*MATERIAL TO PROCESS*:
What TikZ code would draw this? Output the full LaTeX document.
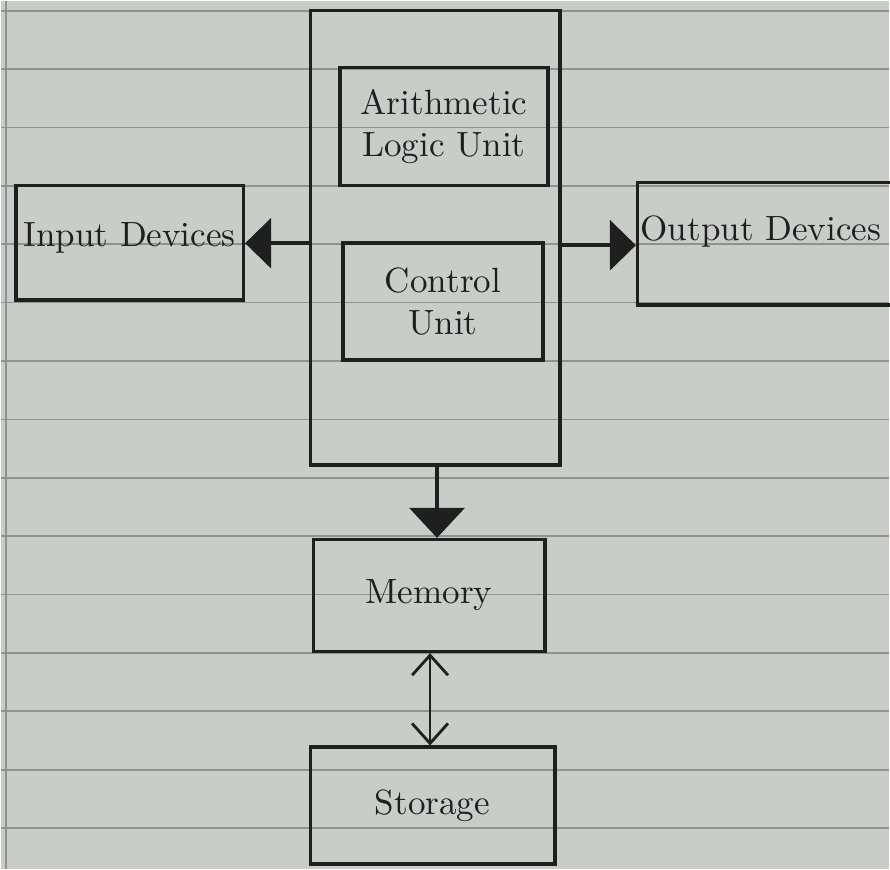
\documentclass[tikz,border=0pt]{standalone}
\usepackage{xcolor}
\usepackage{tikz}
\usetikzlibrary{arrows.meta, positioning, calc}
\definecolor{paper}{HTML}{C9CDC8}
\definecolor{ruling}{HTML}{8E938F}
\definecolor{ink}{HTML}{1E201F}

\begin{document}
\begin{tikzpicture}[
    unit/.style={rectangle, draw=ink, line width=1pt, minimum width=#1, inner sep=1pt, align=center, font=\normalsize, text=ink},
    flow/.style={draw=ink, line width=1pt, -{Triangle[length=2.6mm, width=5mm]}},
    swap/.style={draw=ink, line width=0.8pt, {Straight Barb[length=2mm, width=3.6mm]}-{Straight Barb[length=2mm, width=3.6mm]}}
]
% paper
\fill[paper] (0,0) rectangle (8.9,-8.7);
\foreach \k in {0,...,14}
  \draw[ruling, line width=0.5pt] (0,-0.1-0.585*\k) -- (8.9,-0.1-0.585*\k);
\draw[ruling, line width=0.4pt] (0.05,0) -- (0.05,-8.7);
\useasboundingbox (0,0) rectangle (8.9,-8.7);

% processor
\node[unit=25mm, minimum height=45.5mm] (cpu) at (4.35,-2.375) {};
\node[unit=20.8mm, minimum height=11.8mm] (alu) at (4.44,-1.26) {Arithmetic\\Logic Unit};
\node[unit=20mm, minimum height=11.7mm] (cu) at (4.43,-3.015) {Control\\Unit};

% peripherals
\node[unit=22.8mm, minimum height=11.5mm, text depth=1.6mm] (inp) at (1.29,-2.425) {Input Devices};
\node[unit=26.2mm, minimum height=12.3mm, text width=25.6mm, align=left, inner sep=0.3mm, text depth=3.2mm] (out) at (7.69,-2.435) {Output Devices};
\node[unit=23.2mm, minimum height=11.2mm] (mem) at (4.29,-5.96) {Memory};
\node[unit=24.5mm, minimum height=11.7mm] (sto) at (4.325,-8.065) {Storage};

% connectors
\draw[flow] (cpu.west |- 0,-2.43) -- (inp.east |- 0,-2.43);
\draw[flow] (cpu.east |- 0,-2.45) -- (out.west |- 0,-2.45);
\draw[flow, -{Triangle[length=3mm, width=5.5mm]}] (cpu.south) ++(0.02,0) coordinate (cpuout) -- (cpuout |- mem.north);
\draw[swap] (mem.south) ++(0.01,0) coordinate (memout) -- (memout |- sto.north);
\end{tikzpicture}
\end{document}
...
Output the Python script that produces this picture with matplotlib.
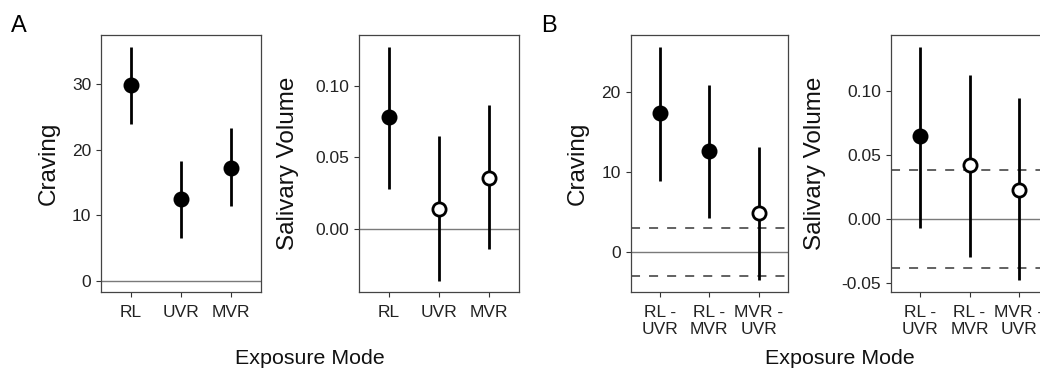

*DIRECTIONS*:
Report how many lines of the listing hold the string "this", giving only the number.

*THE OUTPUT*:
2